Requirement. Leave out all pictures and give back precisely the lines from the line with "Reproduce this chart with matplotlib." to the line with "return Path(verts, codes)", including those two lines.

==== Given data ====

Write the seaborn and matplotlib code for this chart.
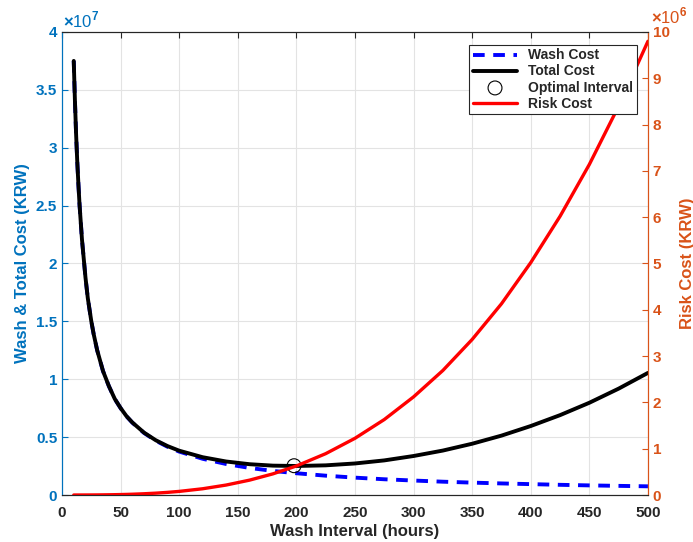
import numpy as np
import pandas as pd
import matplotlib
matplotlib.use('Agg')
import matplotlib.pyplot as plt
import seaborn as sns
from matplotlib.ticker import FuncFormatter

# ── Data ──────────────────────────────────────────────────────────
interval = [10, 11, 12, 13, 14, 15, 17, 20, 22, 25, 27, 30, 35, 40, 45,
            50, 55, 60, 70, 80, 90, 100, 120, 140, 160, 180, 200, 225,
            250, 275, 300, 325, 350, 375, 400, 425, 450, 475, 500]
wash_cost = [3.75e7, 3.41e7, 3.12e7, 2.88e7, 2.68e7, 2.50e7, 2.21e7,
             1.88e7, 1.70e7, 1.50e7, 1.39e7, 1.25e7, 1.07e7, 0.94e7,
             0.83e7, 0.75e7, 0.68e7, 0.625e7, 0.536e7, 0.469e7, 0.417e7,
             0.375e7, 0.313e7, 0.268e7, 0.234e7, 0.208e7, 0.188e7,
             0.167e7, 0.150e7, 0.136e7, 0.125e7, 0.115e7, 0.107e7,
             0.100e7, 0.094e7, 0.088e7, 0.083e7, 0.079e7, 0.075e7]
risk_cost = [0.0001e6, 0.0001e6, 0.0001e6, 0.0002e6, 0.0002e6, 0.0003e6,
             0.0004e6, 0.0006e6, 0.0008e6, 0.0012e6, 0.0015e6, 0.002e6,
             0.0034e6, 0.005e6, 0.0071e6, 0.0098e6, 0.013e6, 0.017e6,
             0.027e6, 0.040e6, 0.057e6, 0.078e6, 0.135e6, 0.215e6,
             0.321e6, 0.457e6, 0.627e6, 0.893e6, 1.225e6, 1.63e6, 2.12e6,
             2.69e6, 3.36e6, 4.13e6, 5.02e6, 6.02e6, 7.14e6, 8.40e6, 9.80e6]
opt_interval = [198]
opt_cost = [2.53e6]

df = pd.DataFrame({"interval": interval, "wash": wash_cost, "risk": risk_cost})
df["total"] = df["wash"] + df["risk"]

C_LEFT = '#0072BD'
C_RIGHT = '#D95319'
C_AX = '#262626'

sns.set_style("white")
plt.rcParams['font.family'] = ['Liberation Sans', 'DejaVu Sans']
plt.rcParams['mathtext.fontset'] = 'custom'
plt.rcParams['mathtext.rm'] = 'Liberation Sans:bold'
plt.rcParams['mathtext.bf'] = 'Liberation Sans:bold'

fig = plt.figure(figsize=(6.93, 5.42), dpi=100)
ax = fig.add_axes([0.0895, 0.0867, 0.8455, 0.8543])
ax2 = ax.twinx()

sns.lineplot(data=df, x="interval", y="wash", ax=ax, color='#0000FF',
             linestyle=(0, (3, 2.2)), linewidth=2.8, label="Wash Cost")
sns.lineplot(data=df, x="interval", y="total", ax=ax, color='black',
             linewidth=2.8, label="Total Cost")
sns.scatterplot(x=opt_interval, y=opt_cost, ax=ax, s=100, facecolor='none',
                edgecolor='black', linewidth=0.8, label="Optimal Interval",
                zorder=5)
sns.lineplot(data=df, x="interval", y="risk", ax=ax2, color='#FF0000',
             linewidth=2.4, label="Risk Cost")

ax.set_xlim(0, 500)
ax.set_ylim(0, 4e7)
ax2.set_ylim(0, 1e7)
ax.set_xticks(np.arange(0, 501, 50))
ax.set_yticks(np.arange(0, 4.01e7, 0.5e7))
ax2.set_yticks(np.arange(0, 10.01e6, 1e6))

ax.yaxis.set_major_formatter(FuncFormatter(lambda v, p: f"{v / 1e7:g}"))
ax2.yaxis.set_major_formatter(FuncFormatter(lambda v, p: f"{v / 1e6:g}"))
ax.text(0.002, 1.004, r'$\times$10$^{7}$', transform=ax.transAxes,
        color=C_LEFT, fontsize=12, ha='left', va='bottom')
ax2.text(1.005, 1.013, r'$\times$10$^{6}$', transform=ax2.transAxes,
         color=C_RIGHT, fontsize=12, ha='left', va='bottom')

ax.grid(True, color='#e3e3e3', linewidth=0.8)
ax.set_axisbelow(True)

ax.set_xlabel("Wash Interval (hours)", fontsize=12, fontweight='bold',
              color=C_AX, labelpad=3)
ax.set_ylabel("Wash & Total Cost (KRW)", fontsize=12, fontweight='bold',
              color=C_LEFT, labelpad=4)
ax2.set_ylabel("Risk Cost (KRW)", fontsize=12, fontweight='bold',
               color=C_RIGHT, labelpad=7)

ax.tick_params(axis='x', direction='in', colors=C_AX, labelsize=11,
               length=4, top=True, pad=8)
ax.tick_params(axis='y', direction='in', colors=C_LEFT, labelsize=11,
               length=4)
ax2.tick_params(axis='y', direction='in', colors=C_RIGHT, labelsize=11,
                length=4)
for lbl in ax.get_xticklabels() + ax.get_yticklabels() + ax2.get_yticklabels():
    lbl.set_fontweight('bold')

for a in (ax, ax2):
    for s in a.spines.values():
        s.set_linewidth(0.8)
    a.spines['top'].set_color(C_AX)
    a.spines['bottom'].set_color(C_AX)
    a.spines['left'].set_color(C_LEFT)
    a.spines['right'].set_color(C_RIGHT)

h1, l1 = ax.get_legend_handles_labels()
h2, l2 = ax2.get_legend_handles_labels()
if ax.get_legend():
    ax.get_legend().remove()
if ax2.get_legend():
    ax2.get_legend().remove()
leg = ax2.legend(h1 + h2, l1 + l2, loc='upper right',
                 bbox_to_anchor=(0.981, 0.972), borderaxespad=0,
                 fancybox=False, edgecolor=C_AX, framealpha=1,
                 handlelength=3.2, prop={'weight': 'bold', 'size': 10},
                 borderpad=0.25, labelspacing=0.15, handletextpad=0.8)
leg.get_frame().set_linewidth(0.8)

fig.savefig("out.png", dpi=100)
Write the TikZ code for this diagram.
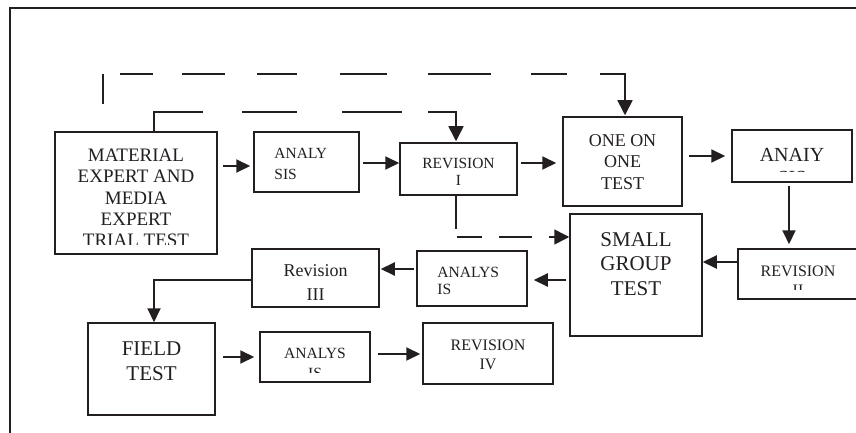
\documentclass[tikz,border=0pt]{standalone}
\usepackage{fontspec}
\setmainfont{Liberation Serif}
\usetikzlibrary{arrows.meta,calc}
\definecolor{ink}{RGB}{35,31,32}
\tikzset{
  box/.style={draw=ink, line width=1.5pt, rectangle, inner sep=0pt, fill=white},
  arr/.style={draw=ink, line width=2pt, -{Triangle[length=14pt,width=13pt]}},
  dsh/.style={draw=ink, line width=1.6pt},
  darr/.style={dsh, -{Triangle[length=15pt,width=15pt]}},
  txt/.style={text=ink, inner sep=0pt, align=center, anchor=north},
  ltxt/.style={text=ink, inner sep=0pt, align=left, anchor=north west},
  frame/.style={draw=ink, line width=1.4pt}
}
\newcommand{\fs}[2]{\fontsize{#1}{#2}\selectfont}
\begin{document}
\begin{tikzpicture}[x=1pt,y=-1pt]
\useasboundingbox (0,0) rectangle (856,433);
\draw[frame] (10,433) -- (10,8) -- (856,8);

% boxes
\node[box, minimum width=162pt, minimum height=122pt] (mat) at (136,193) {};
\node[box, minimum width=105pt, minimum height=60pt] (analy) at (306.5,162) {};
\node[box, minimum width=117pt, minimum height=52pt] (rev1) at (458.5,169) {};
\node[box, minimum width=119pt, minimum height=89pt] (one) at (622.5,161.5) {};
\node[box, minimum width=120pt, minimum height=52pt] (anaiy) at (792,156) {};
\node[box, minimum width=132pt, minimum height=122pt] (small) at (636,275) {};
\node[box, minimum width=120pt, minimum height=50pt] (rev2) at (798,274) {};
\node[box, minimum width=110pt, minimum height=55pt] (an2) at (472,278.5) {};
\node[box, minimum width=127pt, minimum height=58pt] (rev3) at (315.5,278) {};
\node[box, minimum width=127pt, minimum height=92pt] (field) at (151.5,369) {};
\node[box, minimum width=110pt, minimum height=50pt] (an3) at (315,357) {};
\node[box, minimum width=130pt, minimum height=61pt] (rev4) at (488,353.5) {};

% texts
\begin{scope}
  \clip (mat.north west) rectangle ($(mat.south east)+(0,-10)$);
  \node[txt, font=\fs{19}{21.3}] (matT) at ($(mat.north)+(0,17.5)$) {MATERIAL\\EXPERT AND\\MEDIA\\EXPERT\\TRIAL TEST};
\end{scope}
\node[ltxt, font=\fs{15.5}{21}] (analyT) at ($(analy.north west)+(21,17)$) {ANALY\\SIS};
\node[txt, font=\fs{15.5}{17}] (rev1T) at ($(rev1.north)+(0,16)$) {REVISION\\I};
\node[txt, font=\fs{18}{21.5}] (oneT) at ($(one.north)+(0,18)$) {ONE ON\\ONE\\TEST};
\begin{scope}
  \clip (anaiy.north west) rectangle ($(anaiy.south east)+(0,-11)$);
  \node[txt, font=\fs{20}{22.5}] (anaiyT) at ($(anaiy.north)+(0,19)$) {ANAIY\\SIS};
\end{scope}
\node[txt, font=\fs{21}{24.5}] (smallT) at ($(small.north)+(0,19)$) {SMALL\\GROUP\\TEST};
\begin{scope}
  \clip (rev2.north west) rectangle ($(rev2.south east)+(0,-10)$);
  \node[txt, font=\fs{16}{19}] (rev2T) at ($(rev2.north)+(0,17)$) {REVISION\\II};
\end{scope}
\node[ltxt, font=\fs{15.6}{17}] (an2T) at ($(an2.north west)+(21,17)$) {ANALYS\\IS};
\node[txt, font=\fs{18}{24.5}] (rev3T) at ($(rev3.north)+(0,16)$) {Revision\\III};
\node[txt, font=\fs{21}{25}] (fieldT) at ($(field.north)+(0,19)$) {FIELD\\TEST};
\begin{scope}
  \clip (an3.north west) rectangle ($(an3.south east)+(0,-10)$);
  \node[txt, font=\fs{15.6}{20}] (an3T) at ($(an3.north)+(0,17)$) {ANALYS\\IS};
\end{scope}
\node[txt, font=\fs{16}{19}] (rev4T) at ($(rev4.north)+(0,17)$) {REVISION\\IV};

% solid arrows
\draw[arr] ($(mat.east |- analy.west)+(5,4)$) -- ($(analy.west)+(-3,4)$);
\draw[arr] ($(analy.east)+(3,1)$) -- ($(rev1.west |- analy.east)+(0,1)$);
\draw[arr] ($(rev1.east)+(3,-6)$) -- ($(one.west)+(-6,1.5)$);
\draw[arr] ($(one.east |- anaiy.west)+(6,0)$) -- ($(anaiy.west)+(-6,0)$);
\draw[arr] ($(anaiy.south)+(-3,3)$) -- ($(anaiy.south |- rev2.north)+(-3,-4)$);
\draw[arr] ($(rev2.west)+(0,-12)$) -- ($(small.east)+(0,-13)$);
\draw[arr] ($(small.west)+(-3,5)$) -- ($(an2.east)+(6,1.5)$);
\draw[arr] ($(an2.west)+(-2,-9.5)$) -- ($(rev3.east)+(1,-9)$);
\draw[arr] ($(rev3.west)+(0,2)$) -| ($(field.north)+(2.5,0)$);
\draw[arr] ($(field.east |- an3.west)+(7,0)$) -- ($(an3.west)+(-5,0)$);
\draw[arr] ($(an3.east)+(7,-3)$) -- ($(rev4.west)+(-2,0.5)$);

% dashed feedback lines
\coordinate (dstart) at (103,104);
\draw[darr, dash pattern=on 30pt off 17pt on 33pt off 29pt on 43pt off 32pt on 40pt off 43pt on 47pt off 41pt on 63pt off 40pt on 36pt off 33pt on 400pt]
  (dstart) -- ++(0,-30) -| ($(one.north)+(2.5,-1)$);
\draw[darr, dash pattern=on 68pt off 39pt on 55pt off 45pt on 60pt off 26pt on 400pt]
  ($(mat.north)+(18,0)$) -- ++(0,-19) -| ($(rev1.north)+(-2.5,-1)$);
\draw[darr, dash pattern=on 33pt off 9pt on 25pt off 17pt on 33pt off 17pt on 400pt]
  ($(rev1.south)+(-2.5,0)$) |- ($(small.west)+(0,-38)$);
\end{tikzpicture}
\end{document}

====
==== Given data ====

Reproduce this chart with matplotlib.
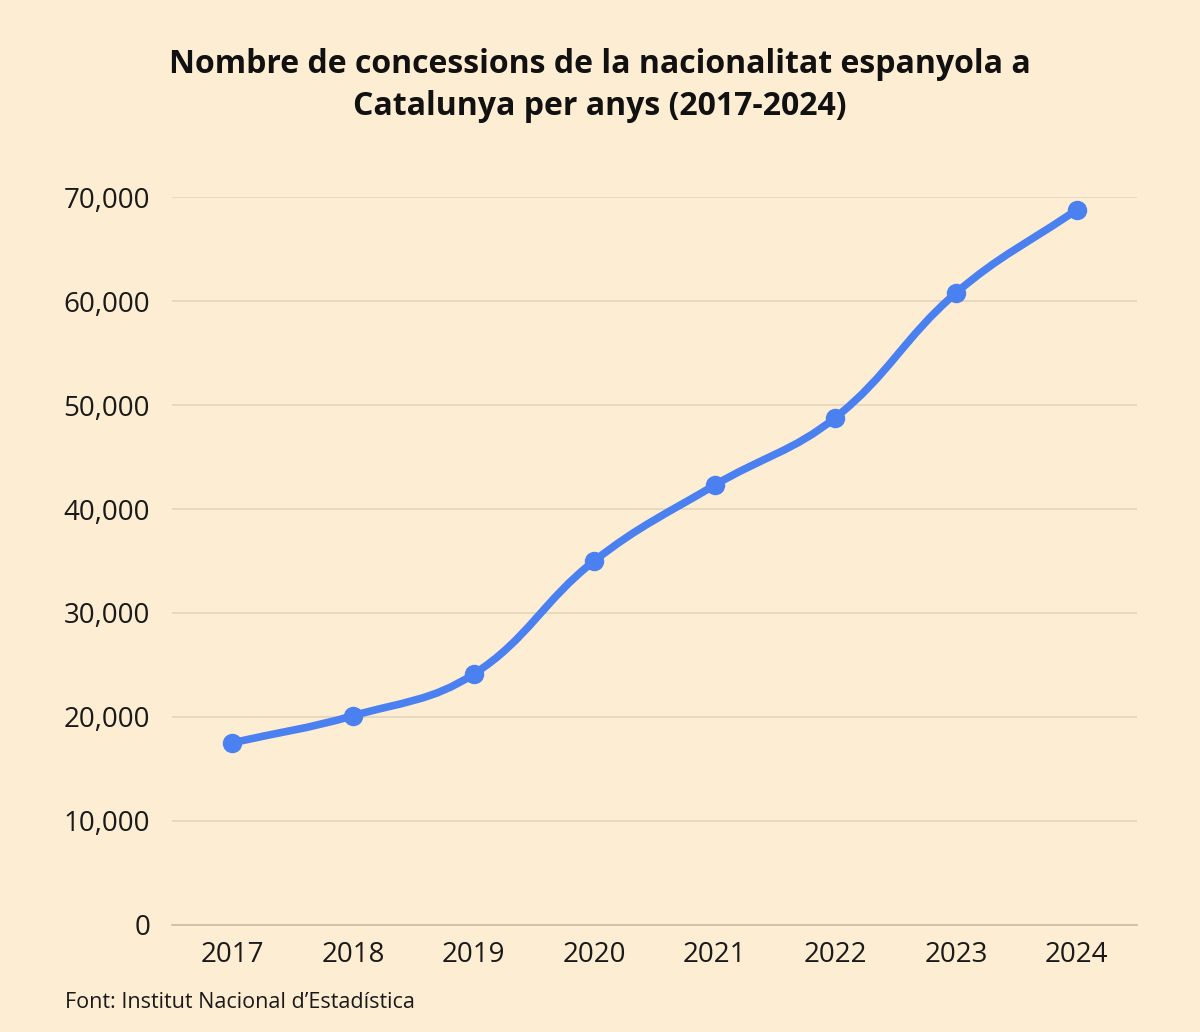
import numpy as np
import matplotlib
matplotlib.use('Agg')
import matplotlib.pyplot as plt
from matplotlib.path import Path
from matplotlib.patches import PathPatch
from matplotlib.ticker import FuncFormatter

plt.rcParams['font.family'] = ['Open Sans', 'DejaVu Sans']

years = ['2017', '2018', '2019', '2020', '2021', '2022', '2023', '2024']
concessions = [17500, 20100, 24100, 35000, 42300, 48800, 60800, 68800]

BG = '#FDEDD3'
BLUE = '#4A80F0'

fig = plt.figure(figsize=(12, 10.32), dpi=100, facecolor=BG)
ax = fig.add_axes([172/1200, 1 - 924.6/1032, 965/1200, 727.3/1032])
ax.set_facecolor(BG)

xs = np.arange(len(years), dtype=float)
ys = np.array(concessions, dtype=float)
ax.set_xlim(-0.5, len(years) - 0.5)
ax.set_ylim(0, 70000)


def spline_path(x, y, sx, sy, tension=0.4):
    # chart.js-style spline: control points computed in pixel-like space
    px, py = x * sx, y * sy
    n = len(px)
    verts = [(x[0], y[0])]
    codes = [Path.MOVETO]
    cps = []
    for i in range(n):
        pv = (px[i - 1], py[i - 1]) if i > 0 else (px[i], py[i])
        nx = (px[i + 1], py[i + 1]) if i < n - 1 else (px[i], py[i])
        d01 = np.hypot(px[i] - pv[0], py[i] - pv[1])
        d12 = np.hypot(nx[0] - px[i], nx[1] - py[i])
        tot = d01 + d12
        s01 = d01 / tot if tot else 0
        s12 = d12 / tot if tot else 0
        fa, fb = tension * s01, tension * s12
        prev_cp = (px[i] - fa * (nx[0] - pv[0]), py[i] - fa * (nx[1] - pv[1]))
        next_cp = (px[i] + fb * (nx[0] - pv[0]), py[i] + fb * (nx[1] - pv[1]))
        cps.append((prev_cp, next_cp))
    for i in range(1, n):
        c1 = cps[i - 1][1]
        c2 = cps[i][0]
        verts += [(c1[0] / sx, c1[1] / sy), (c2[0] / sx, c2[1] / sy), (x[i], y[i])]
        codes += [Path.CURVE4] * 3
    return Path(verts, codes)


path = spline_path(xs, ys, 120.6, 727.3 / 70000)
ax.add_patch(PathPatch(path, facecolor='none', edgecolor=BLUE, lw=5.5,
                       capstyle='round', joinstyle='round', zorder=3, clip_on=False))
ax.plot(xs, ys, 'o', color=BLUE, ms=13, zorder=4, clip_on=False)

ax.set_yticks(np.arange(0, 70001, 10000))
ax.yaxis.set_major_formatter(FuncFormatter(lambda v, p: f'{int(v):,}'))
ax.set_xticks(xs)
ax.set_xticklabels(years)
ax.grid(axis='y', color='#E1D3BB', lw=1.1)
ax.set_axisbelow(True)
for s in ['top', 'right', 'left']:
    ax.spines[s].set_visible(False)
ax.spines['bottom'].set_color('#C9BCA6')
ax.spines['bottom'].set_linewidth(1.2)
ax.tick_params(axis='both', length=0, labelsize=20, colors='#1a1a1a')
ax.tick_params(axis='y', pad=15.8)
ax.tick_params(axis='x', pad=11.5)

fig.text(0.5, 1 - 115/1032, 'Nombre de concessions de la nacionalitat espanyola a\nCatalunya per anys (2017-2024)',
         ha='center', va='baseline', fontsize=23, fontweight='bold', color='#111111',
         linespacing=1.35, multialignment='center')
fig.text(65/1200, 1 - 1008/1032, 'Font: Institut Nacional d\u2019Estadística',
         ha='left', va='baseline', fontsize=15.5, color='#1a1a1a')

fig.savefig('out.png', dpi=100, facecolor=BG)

====
==== Given data ====

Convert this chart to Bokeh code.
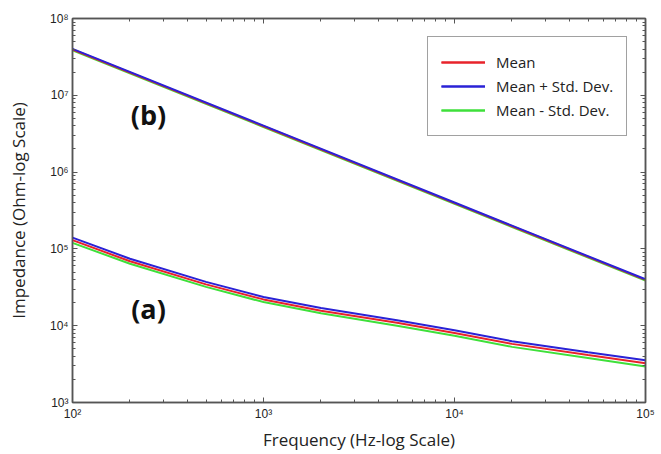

====

The solution.
Reproduce this chart with matplotlib.
import numpy as np
import matplotlib
matplotlib.use('Agg')
import matplotlib.pyplot as plt
from matplotlib.path import Path
from matplotlib.patches import PathPatch
from matplotlib.ticker import FuncFormatter

plt.rcParams['font.family'] = ['Open Sans', 'DejaVu Sans']

years = ['2017', '2018', '2019', '2020', '2021', '2022', '2023', '2024']
concessions = [17500, 20100, 24100, 35000, 42300, 48800, 60800, 68800]

BG = '#FDEDD3'
BLUE = '#4A80F0'

fig = plt.figure(figsize=(12, 10.32), dpi=100, facecolor=BG)
ax = fig.add_axes([172/1200, 1 - 924.6/1032, 965/1200, 727.3/1032])
ax.set_facecolor(BG)

xs = np.arange(len(years), dtype=float)
ys = np.array(concessions, dtype=float)
ax.set_xlim(-0.5, len(years) - 0.5)
ax.set_ylim(0, 70000)


def spline_path(x, y, sx, sy, tension=0.4):
    # chart.js-style spline: control points computed in pixel-like space
    px, py = x * sx, y * sy
    n = len(px)
    verts = [(x[0], y[0])]
    codes = [Path.MOVETO]
    cps = []
    for i in range(n):
        pv = (px[i - 1], py[i - 1]) if i > 0 else (px[i], py[i])
        nx = (px[i + 1], py[i + 1]) if i < n - 1 else (px[i], py[i])
        d01 = np.hypot(px[i] - pv[0], py[i] - pv[1])
        d12 = np.hypot(nx[0] - px[i], nx[1] - py[i])
        tot = d01 + d12
        s01 = d01 / tot if tot else 0
        s12 = d12 / tot if tot else 0
        fa, fb = tension * s01, tension * s12
        prev_cp = (px[i] - fa * (nx[0] - pv[0]), py[i] - fa * (nx[1] - pv[1]))
        next_cp = (px[i] + fb * (nx[0] - pv[0]), py[i] + fb * (nx[1] - pv[1]))
        cps.append((prev_cp, next_cp))
    for i in range(1, n):
        c1 = cps[i - 1][1]
        c2 = cps[i][0]
        verts += [(c1[0] / sx, c1[1] / sy), (c2[0] / sx, c2[1] / sy), (x[i], y[i])]
        codes += [Path.CURVE4] * 3
    return Path(verts, codes)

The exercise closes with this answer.